On April 1, Ontario Racing (OR) took control of the province’s thoroughbred breeding awards programs from the Canadian Thoroughbred Horse Society (CTHS), but John Hayes, the chair of OR, wants people to know breeders are being consulted about those programs and he is hopeful the CTHS will take a seat at the OR board table.
“We still have a board seat open for the CTHS and they have been attending the HIP committee meetings representing the breeders,” said John Hayes. “It’s my firm hope that they take their board seat and have their vote in the future of Ontario Racing. Ontario Racing represents all facets of racing from breeders to horsepeople to racetracks.”
Hayes said beginning in April, OR met with committees representing thoroughbreds, standardbreds and quarter horses to discuss their proposals for how to best spend $10 million, total, in breeding awards money from the province.

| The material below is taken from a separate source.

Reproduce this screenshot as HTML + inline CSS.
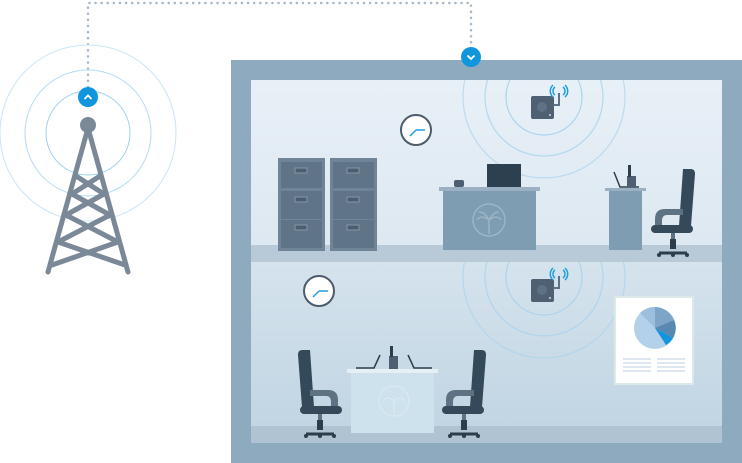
<!DOCTYPE html>
<html><head><style>html,body{margin:0;padding:0;background:#fff;}svg{display:block}</style></head>
<body>
<svg width="742" height="463" viewBox="0 0 742 463" xmlns="http://www.w3.org/2000/svg">
<defs>
<linearGradient id="up" x1="0" y1="0" x2="0" y2="1"><stop offset="0" stop-color="#e8f0f7"/><stop offset="1" stop-color="#dde8f1"/></linearGradient>
<linearGradient id="lo" x1="0" y1="0" x2="0" y2="1"><stop offset="0" stop-color="#d5e3ed"/><stop offset="1" stop-color="#c1d5e3"/></linearGradient>
<clipPath id="cu"><rect x="251" y="80" width="471" height="165"/></clipPath>
<clipPath id="cl"><rect x="251" y="262" width="471" height="164"/></clipPath>
<g id="chair">
<path d="M32 0 h8 q4 0 4 5 l-4 52 h-12 z" fill="#34495a"/>
<path d="M4 50 q0 -10 10 -10 h18 v6 h-16 q-5 0 -5 6 v8 h-7z" fill="#5d7283"/>
<rect x="0" y="56" width="42" height="8" rx="4" fill="#34495a"/>
<rect x="20" y="64" width="4" height="14" fill="#5d7283"/>
<rect x="19" y="70" width="6" height="10" fill="#2c3e4c"/>
<path d="M8 84 h28" stroke="#2c3e4c" stroke-width="3"/>
<circle cx="8" cy="86" r="2" fill="#2c3e4c"/><circle cx="36" cy="86" r="2" fill="#2c3e4c"/><circle cx="22" cy="86" r="2" fill="#2c3e4c"/>
</g>
<g id="router">
<rect x="0" y="0" width="23" height="23" rx="2" fill="#4f6072"/>
<circle cx="11" cy="11" r="5" fill="#5f7185"/>
<circle cx="19" cy="19" r="1" fill="#cfd8e0"/>
<path d="M22 9 h6 v-12" stroke="#5f7185" stroke-width="2" fill="none"/>
<path d="M24 -9 a5 5 0 0 0 0 8 M22 -11 a8 8 0 0 0 0 12 M32 -9 a5 5 0 0 1 0 8 M34 -11 a8 8 0 0 1 0 12" stroke="#1e9ee0" stroke-width="1.5" fill="none"/>
</g>
<g id="clock"><circle r="15" fill="#fff" stroke="#4d5c6b" stroke-width="2"/><path d="M0 0 h9 M0 0 l-6 6" stroke="#1e9ee0" stroke-width="1.5"/></g>
</defs>
<path d="M88 87 V3 H471 V47" stroke="#a7b8c8" stroke-width="2.5" stroke-dasharray="0.1 6" stroke-linecap="round" fill="none"/>
<g fill="none" stroke-width="1"><circle cx="88" cy="133" r="42" stroke="#9dd1ee"/><circle cx="88" cy="133" r="63" stroke="#b2dcf2"/><circle cx="88" cy="133" r="88" stroke="#c8e6f6"/></g>
<g stroke="#7a8898" stroke-width="5" stroke-linecap="round" fill="none">
<path d="M88 128 L48 272 M88 128 L128 272"/>
<path d="M76 176 L104 194 M100 176 L72 194 M72 194 L110 215 M104 194 L66 215 M66 215 L118 242 M110 215 L58 242 M58 242 L125 265 M118 242 L52 265"/>
</g>
<circle cx="88" cy="125" r="8" fill="#7a8898"/>
<circle cx="88" cy="97" r="10" fill="#1196de"/><path d="M84.5 99 L88 95.5 L91.5 99" stroke="#fff" stroke-width="1.8" fill="none"/>
<rect x="231" y="60" width="511" height="403" fill="#8eaabf"/>
<rect x="251" y="80" width="471" height="165" fill="url(#up)"/>
<rect x="251" y="245" width="471" height="17" fill="#b8cad8"/>
<rect x="251" y="262" width="471" height="164" fill="url(#lo)"/>
<rect x="251" y="426" width="471" height="17" fill="#afc3d3"/>
<circle cx="471" cy="57" r="10" fill="#1196de"/><path d="M467.5 55.5 L471 59 L474.5 55.5" stroke="#fff" stroke-width="1.8" fill="none"/>
<g fill="none" stroke="#a9d3ee" stroke-width="1.2" clip-path="url(#cu)">
<circle cx="544" cy="97" r="38"/><circle cx="544" cy="97" r="59" opacity=".85"/><circle cx="544" cy="97" r="81" opacity=".7"/>
</g>
<g fill="none" stroke="#a9d3ee" stroke-width="1.2" clip-path="url(#cl)">
<circle cx="544" cy="277" r="38"/><circle cx="544" cy="277" r="59" opacity=".85"/><circle cx="544" cy="277" r="81" opacity=".7"/>
</g>
<use href="#clock" x="416" y="130"/>
<use href="#router" x="531" y="96"/>
<g>
<rect x="278" y="158" width="47" height="93" fill="#6f8497"/><rect x="330" y="158" width="47" height="93" fill="#6f8497"/>
<g fill="#5f7487">
<rect x="281" y="162" width="41" height="26"/><rect x="281" y="191" width="41" height="28"/><rect x="281" y="220" width="41" height="28"/>
<rect x="333" y="162" width="41" height="26"/><rect x="333" y="191" width="41" height="28"/><rect x="333" y="220" width="41" height="28"/>
</g>
<g fill="#4b5d70" stroke="#8496a8" stroke-width="1">
<rect x="295" y="168" width="12" height="5"/><rect x="295" y="197" width="12" height="5"/><rect x="295" y="225" width="12" height="5"/>
<rect x="347" y="168" width="12" height="5"/><rect x="347" y="197" width="12" height="5"/><rect x="347" y="225" width="12" height="5"/>
</g>
</g>
<rect x="439" y="187" width="101" height="4" fill="#9bb1c3"/>
<rect x="443" y="191" width="93" height="59" fill="#7e9db2"/>
<circle cx="489" cy="220" r="16" fill="none" stroke="#9bb4c6" stroke-width="1.5"/>
<path d="M489 234 v-14 M489 220 q-8 -6 -12 0 M489 220 q8 -6 12 0 M489 220 q-4 -8 -10 -8 M489 220 q4 -8 10 -8" stroke="#9bb4c6" stroke-width="1.5" fill="none"/>
<rect x="487" y="164" width="34" height="23" fill="#2c4050"/>
<rect x="454" y="180" width="10" height="7" rx="2" fill="#4d5f70"/>
<rect x="605" y="188" width="41" height="3" fill="#9bb1c3"/><rect x="609" y="191" width="33" height="59" fill="#7e9db2"/>
<path d="M614 172 L620 187 H639" stroke="#2c3e4c" stroke-width="1.5" fill="none"/>
<rect x="627" y="176" width="9" height="11" fill="#4d5f70"/><rect x="628" y="165" width="3" height="12" fill="#2c3e4c"/>
<use href="#chair" x="651" y="169"/>
<use href="#clock" x="319" y="291"/>
<use href="#router" x="531" y="279"/>
<rect x="615" y="297" width="78" height="87" fill="#fff" stroke="#dde9e9" stroke-width="2"/>
<circle cx="655" cy="328" r="21" fill="#b3d1ea"/>
<path d="M655 328 V307 A21 21 0 0 1 674 320 Z" fill="#7ea5c8"/>
<path d="M655 328 L674 320 A21 21 0 0 1 673 338 Z" fill="#5a88b2"/>
<path d="M655 328 L673 338 A21 21 0 0 1 666 345 Z" fill="#1196de"/>
<path d="M655 328 V307 A21 21 0 0 0 640 313 Z" fill="#9cbfdd"/>
<g stroke="#d3dfea" stroke-width="1.5"><path d="M623 359 h28 M623 363 h28 M623 367 h28 M623 371 h28 M657 359 h28 M657 363 h28 M657 367 h28 M657 371 h28"/></g>
<rect x="347" y="369" width="91" height="4" fill="#e6eff5"/>
<rect x="351" y="373" width="83" height="60" fill="#cde2ec"/>
<circle cx="394" cy="401" r="15" fill="none" stroke="#d9e8f0" stroke-width="1.5"/>
<path d="M394 414 v-13 M394 401 q-7 -6 -11 0 M394 401 q7 -6 11 0" stroke="#d9e8f0" stroke-width="1.5" fill="none"/>
<path d="M356 368 h18 l6 -13 M432 368 h-18 l-6 -13" stroke="#2c3e4c" stroke-width="1.5" fill="none"/>
<rect x="389" y="356" width="9" height="13" fill="#4d5f70"/><rect x="390" y="346" width="3" height="11" fill="#2c3e4c"/>
<g transform="translate(342,350) scale(-1,1)"><use href="#chair"/></g>
<use href="#chair" x="442" y="350"/>
</svg>
</body></html>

“What I’m trying to do is talk to each committee that we have for the breeds, listen to what their proposals would be and then we’ll come back as an executive committee, make a couple of recommendations and then the Ontario Racing board will vote on distribution of those monies,” Hayes said.
“We’re here to help and we absolutely need their input and support to make their business successful. I think it’s critical as we go into the future that the thoroughbred breeders… just need some optimism as far as the future of racing.”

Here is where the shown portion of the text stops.